I once made a biscotti with OREO Cookie that I thought would be super easy. It was not easy at all. It didn’t deliver on the brand equity that I wanted. I did a plain biscotti with just vanilla. Biscotti can be hard to work with and it just wasn’t letting the OREO Cookie flavor shine the way I expected it to. When that happens, I’ll keep trying and modifying things until I am happy with the result.


When I was developing OREO Cookie Butter and OREO Cookie Dough, I had to do 15 iterations of each. For food safety reasons, I wanted it edible out of the refrigerator and not too hard. I wanted the right texture for each of them, so I had to play around with them a lot.


4. What ingredient attributes do you try to highlight when creating recipes?

In general, you want to highlight the attributes of each product that make the consumer fall in love with it. And that could be different for each person, but there are still those steadfast attributes that everybody is going to notice. For example, OREO Cookies have deep dark notes of cocoa, and we want to make sure it has the vanilla creme flavor. We also want to look at the textural attributes.


I’m only satisfied when it not only tastes great, but it achieves exactly what I want from the ingredients. It’s a fight I fight every day to determine how much OREO Cookie I put in my recipes to make sure the brand equity comes through.


When you make a dessert with OREO Cookies, you want your customer to see it, because that will help sell it. And then of course it has to taste like it. Our Edible Cookie Dough made with OREO Cookies, for example, looks like an OREO Cookie. Just seeing it makes you want to take a bite of it. It looks like ice cream but it’s cookie dough and it’s intriguing.

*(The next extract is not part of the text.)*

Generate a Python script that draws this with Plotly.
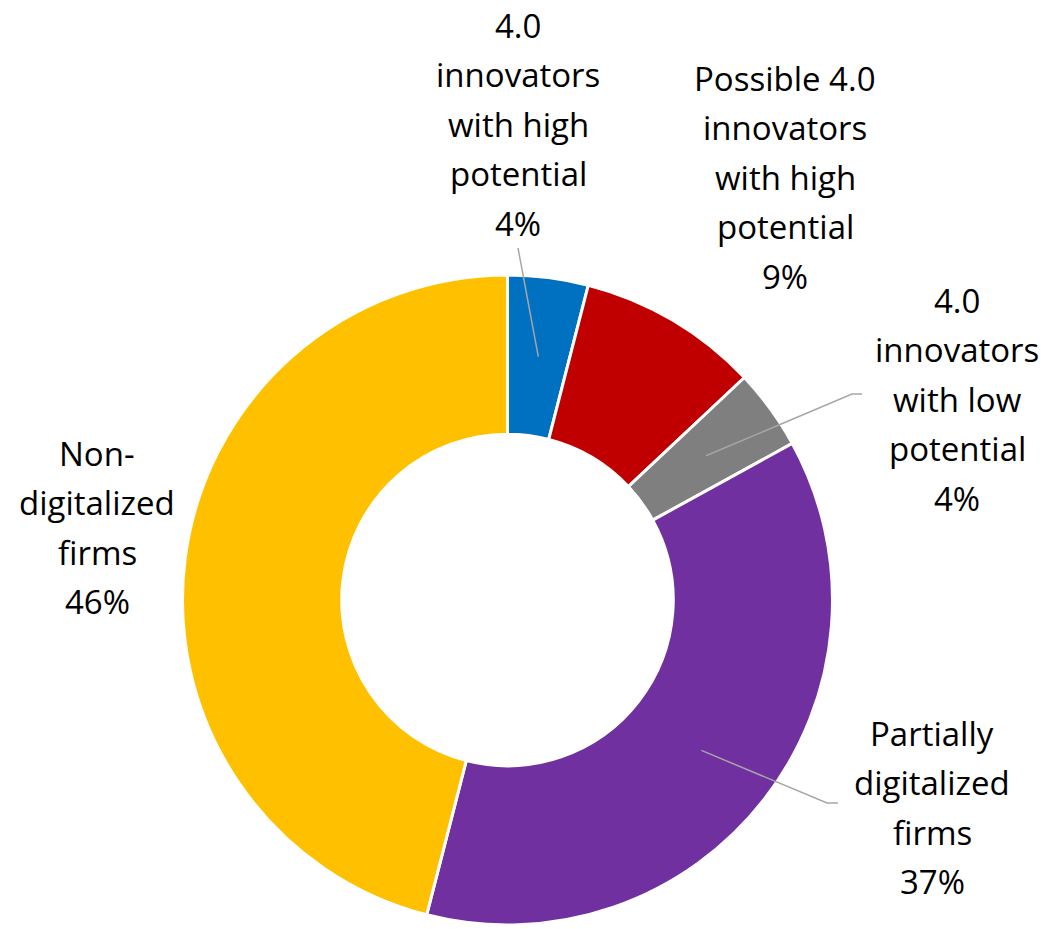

For RITZ Crackers, there are a lot of attributes that you want to capture when you’re using it. You can’t do something that tastes like RITZ without the texture of a RITZ Cracker. You want it to be flaky; it’s a softer crumb. When you eat RITZ they just dissolve in your mouth. It’s not a crunchy crispy, but more of a soft crispy, for lack of a better term. It’s buttery and salty with a slight undertone of sweetness. And if you left that sweetness out, you’d be missing something. The color is not too dark—like a deep-fried item—but it’s not too white either. It’s somewhere in the middle. Visually you have to look for the color and texture—a softer, not overwhelmingly crunchy bite.


5. What are examples of ingredients that have multiple applications in different recipes (for example, sweet and savory)?

A lot of times you want to play off opposites: hot and cold, salty and sweet. I worked on a recipe for Mondelēz International that incorporated NUTTER BUTTER variegate with a savory, spicy noodle dish. You might not think to add it to a savory pasta but the Spicy Peanut Dressed Pasta with NUTTER BUTTER Variegate has a nice balance of sweet and heat. So in this case, you’re playing off of the sweetness of the cookie, the savory of the peanut butter and soy sauce, and the spice of the chili sauce. This recipe is a good balance of sweet, salty, spicy and acidity.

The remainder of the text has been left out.